A Harvey Gulf announcement said the company will spend $400 million to build, own and operate the LNG-powered offshore support vessels, as well as two LNG fueling docks, the first at the company’s Port Fourchon, La., terminal.
Harvey Gulf worked with the Coast Guard to develop environmentally friendly OSVs to operate in the Gulf of Mexico, complying with the ABS Enviro+ notation. With 43 people on board, each 302-foot vessel will carry over 16,000 barrels of liquid mud, 10,000 cubic feet of dry cement and 1,500 barrels of methanol.
In 2013, Crowley announced plans to build LNG-powered combined container/roll-on/roll-off vessels for its Jacksonville-Puerto Rico service. Crowley has contracted with VT Halter Marine Inc. of Pascagoula, Miss., to build the two 720-foot con-ro ships, which are designed to travel at speeds up to 22 knots and have a capacity of 2,400 teu. The boxes range in size from 20-foot standards to 53-foot-long, high-capacity units, along with up to 400 vehicles in weather-tight car decking.
The main propulsion and auxiliary engines will be fueled by LNG. According to Crowley, the LNG fuel will reduce the amount of CO2 emissions attributable to each container by approximately 38 percent.
A Rolls-Royce BV35-40P 12G is one of four gas engines powering the Norwegian car ferry MV Bergensfjord. Four other sister vessels also contain this engine model.
Crowley expects the Commitment-class Jones Act ships to enter service in the second and fourth quarters of 2017, to replace Crowley’s towed triple-deck barge fleet in service since the early 1970s.
According to Crowley, the ships will exceed all regulatory requirements. They will have the CLEAN notation, which requires limitation of operational emissions and discharges, as well as the Green Passport, both issued by classification society DNV.
Nordic Hamburg subsidiary GNS Shipping has ordered two dual-fuel containerships from Yangzhou Guoyu Shipbuilding in China.
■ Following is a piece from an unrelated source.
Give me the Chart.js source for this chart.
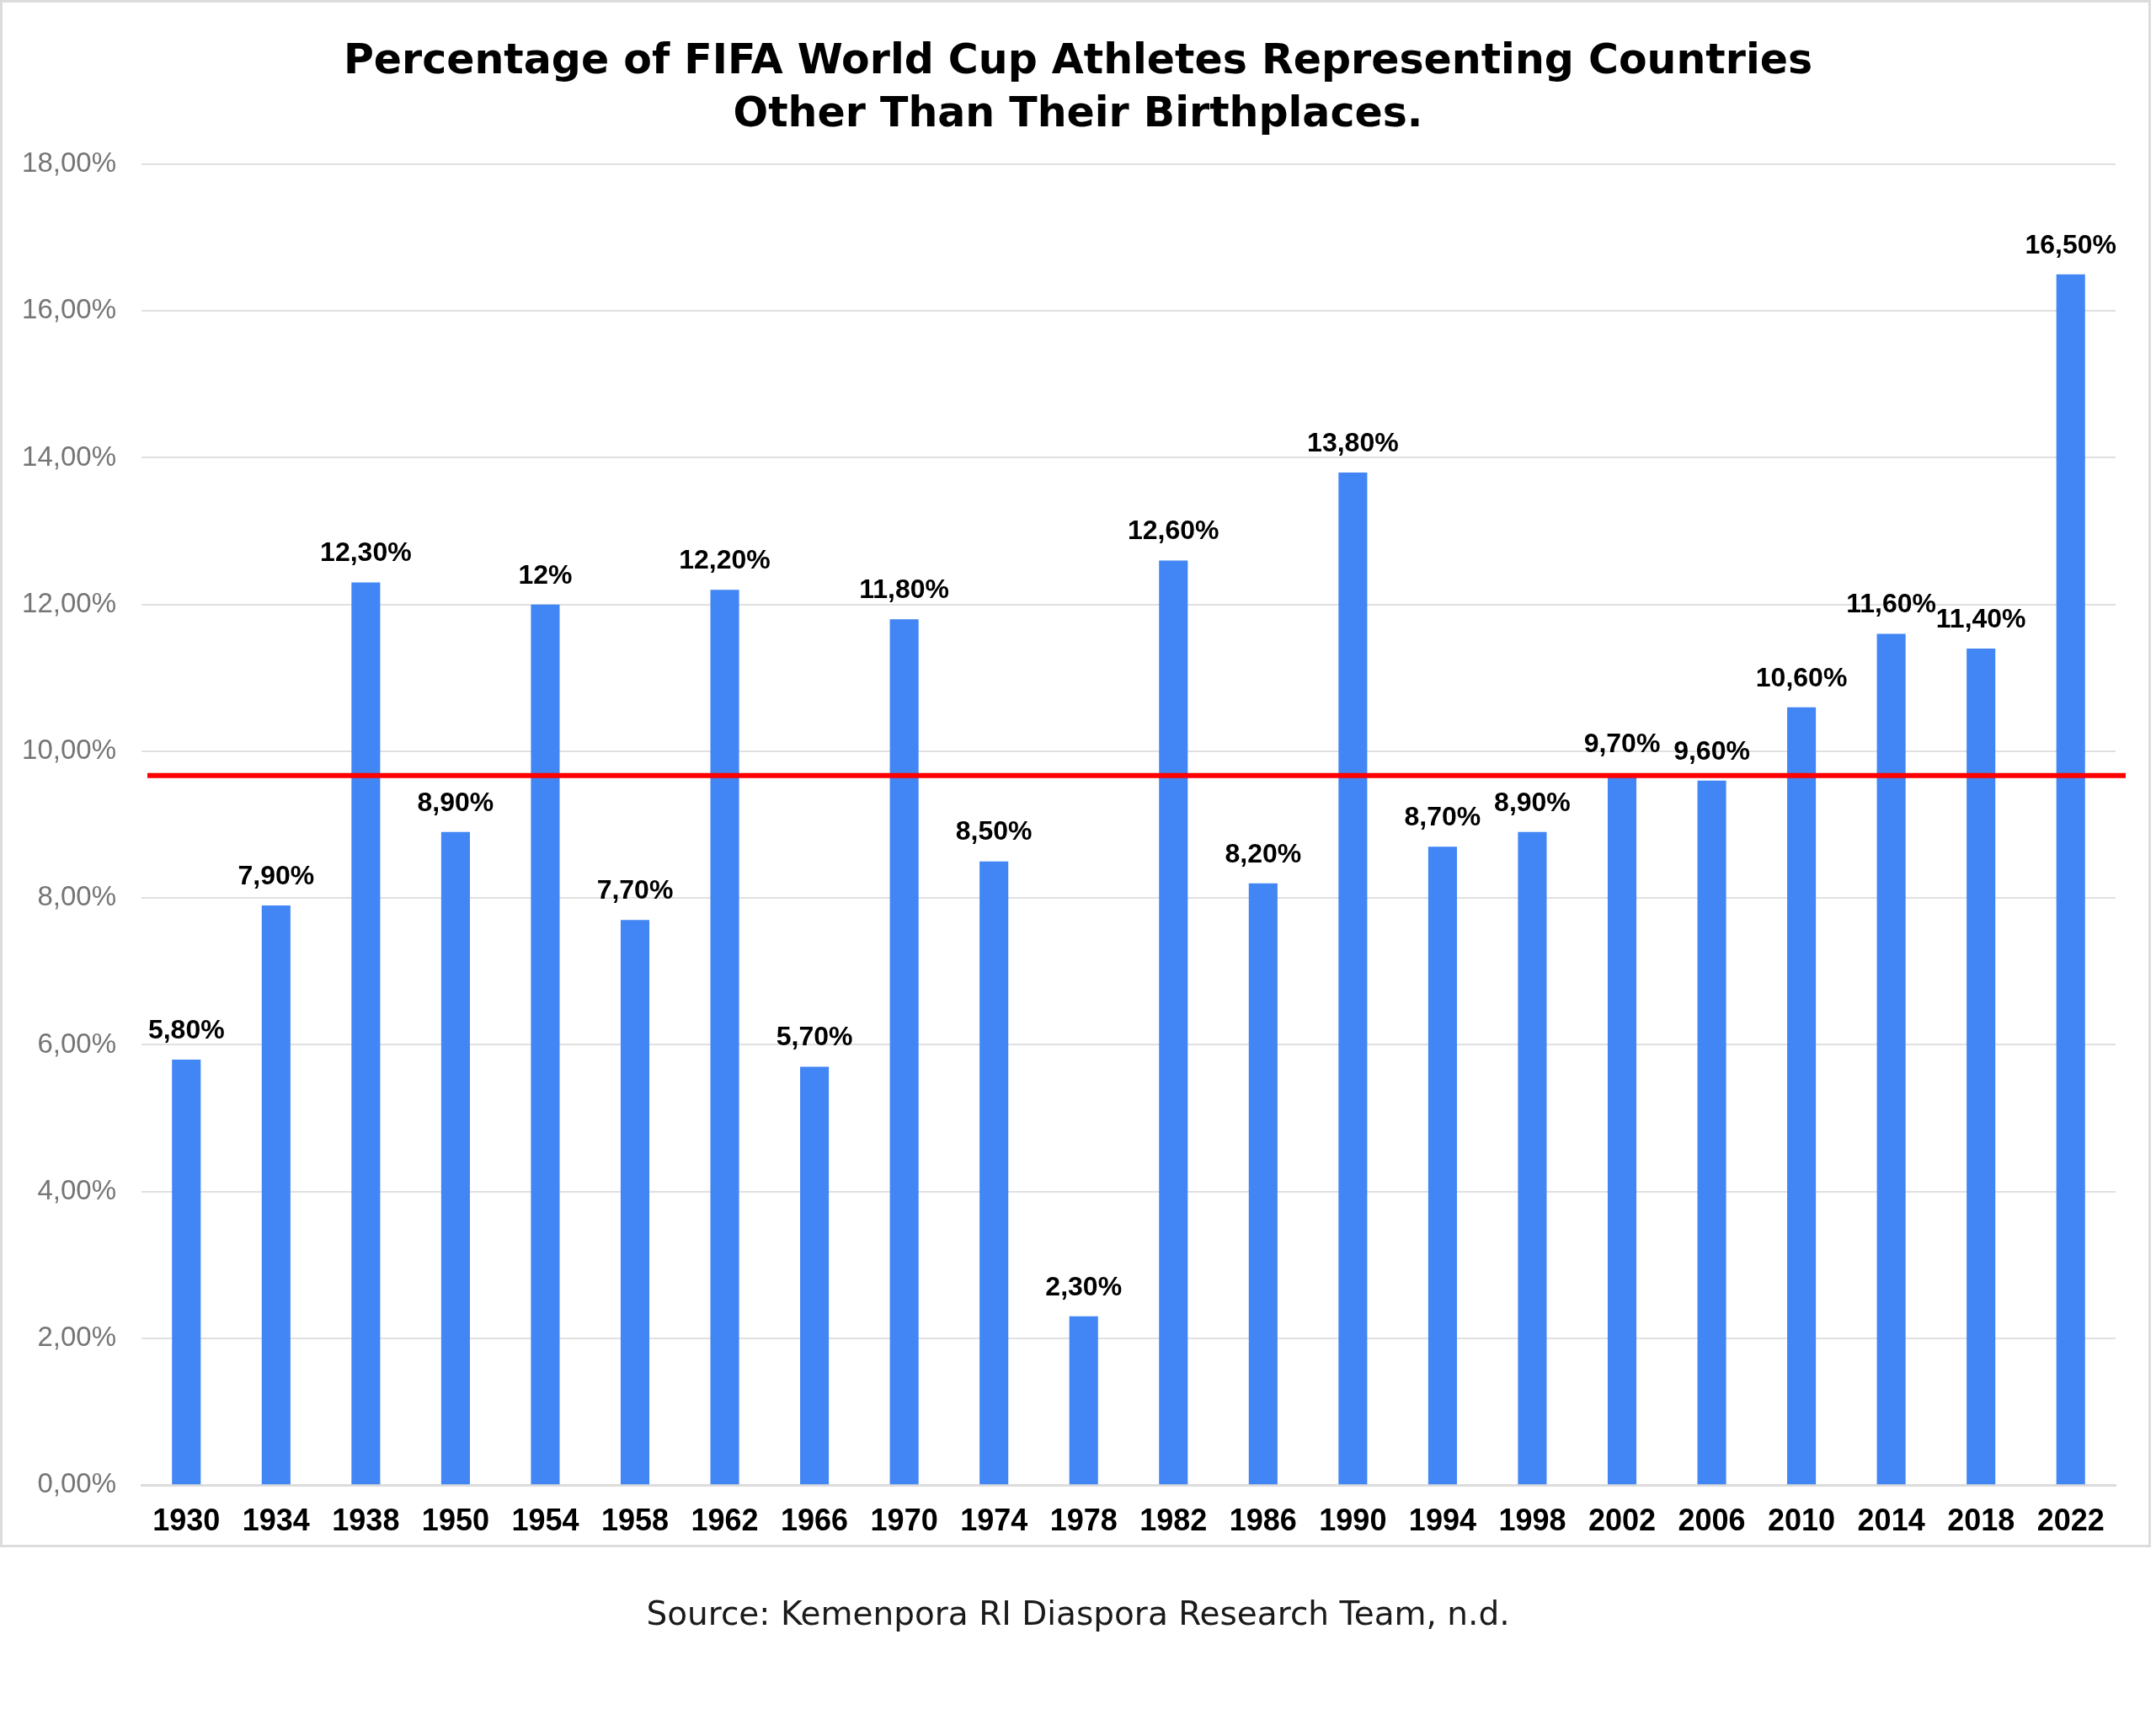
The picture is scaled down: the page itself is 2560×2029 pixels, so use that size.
<!DOCTYPE html>
<html>
<head>
<meta charset="utf-8">
<title>FIFA World Cup athletes</title>
<script src="https://cdn.jsdelivr.net/npm/chart.js@4.4.1/dist/chart.umd.min.js"></script>
<style>
    html, body { margin: 0; padding: 0; background: #ffffff; }
    #chart { display: block; }
</style>
</head>
<body>
<canvas id="chart" width="2560" height="2029"></canvas>
<script>
const years = ['1930', '1934', '1938', '1950', '1954', '1958', '1962', '1966', '1970', '1974', '1978',
    '1982', '1986', '1990', '1994', '1998', '2002', '2006', '2010', '2014', '2018', '2022'];
const percentages = [5.8, 7.9, 12.3, 8.9, 12, 7.7, 12.2, 5.7, 11.8, 8.5, 2.3,
    12.6, 8.2, 13.8, 8.7, 8.9, 9.7, 9.6, 10.6, 11.6, 11.4, 16.5];
const referenceLine = 9.67;
const titleLines = ['Percentage of FIFA World Cup Athletes Representing Countries', 'Other Than Their Birthplaces.'];
const sourceText = 'Source: Kemenpora RI Diaspora Research Team, n.d.';

function formatPercent(v) {
    if (Number.isInteger(v)) return v + '%';
    return v.toFixed(2).replace('.', ',') + '%';
}

// white background + thin frame of the original chart box
const framePlugin = {
    id: 'frame',
    beforeDraw(chart) {
        const ctx = chart.ctx;
        ctx.save();
        ctx.fillStyle = '#ffffff';
        ctx.fillRect(0, 0, chart.width, chart.height);
        ctx.strokeStyle = '#dcdcdc';
        ctx.lineWidth = 3;
        ctx.strokeRect(1.5, 1.5, 2551, 1834);
        ctx.restore();
    }
};

// red reference line and value labels over the bars
const overlayPlugin = {
    id: 'overlay',
    afterDatasetsDraw(chart) {
        const ctx = chart.ctx;
        const area = chart.chartArea;
        const y = chart.scales.y.getPixelForValue(referenceLine);
        ctx.save();
        ctx.strokeStyle = '#ff0000';
        ctx.lineWidth = 6;
        ctx.beginPath();
        ctx.moveTo(area.left + 7, y);
        ctx.lineTo(area.right + 12, y);
        ctx.stroke();

        ctx.fillStyle = '#000000';
        ctx.font = 'bold 32px "Liberation Sans", Arial, sans-serif';
        ctx.textAlign = 'center';
        ctx.textBaseline = 'middle';
        chart.getDatasetMeta(0).data.forEach((bar, i) => {
            ctx.fillText(formatPercent(percentages[i]), bar.x, bar.y - 34);
        });
        ctx.restore();
    }
};

const ctx = document.getElementById('chart').getContext('2d');
new Chart(ctx, {
    type: 'bar',
    data: {
        labels: years,
        datasets: [{
            label: 'Percentage',
            data: percentages,
            backgroundColor: '#4285f4',
            borderWidth: 0,
            barPercentage: 0.32,
            categoryPercentage: 1
        }]
    },
    options: {
        responsive: false,
        animation: false,
        devicePixelRatio: 1,
        layout: {
            padding: 0
        },
        plugins: {
            legend: { display: false },
            tooltip: { enabled: false },
            title: {
                display: true,
                text: titleLines,
                color: '#000000',
                font: { family: '"DejaVu Sans", sans-serif', size: 49, weight: 'bold', lineHeight: 63 / 49 },
                padding: { top: 43, bottom: 26 }
            },
            subtitle: {
                display: true,
                position: 'bottom',
                text: sourceText,
                color: '#1a1a1a',
                font: { family: '"DejaVu Sans", sans-serif', size: 39, weight: 'normal', lineHeight: 1.2 },
                padding: { top: 0, bottom: 87 }
            }
        },
        scales: {
            x: {
                grid: { display: false, drawTicks: false },
                border: { display: true, color: '#dcdcdc', width: 3 },
                ticks: {
                    color: '#000000',
                    padding: 22,
                    maxRotation: 0,
                    autoSkip: false,
                    font: { family: '"Liberation Sans", Arial, sans-serif', size: 36, weight: 'bold' }
                },
                afterFit(axis) { axis.height = 132; }
            },
            y: {
                min: 0,
                max: 18,
                grid: { color: '#e0e0e0', lineWidth: 2, drawTicks: false },
                border: { display: false },
                ticks: {
                    stepSize: 2,
                    color: '#757575',
                    padding: 30,
                    font: { family: '"Liberation Sans", Arial, sans-serif', size: 33 },
                    callback: value => value.toFixed(2).replace('.', ',') + '%'
                },
                afterFit(axis) { axis.width = 168; }
            },
            // empty right-hand margin so the title stays centred on the page
            yRight: {
                type: 'linear',
                position: 'right',
                grid: { display: false, drawTicks: false },
                border: { display: false },
                ticks: { display: false },
                afterFit(axis) { axis.width = 48; }
            }
        }
    },
    plugins: [framePlugin, overlayPlugin]
});
</script>
</body>
</html>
They will be the first short-sea box ships in Europe to run on LNG. The engines from Wartsila will use LNG but will also be able to burn conventional marine diesel oil/heavy fuel. Both vessels are scheduled to be delivered in 2016 and operated by Containerships Ltd.
Bunkering LNG presents some challenges in infrastructure and training. Harvey Gulf, TOTE and other operators are either building their own bunkering facilities or working with vendors to set up suitable terminals (see sidebar on page 58). In many parts of the world, vessels are fueled from LNG barges or shoreside trucks, which require less investment and offer more flexibility for operating requirements.
“From a technical point of view, we have experience in doing ship-to-ship LNG transfers so this is nothing new in terms of how we’re going to do it or what equipment we’re going to use,” said Argyros of Lloyd’s Register.
However, there is a concern about onboard and shoreside crews being trained to handle LNG, which is stored under pressure at -260° F.
“On the operations side, the main thing is you have personnel in the engine room who are not accustomed to an LNG-powered engine,” Argyros said. “This is a niche part of the market and you have a much smaller skill pool to look for people.” Argyos predicted experienced operators from the LNG tanker trade will be in high demand in engine rooms.
Industry experts agree that training will be critical as use of LNG spreads.
“With multiple operators at different ports, where we will have multiple crews having to operate and bunker the vessels, consistent training in that aspect will be imperative,” Bleiberg said.
As more LNG-powered vessels enter service in the next few years, the rest of the industry will be watching.
“There will be a lot of discussion about how the stewardship of your fleet will compare with other fleets, whether you’re the greenest,” Bleiberg said. “There is that element to it that the shipowners and operators are trying to leverage.”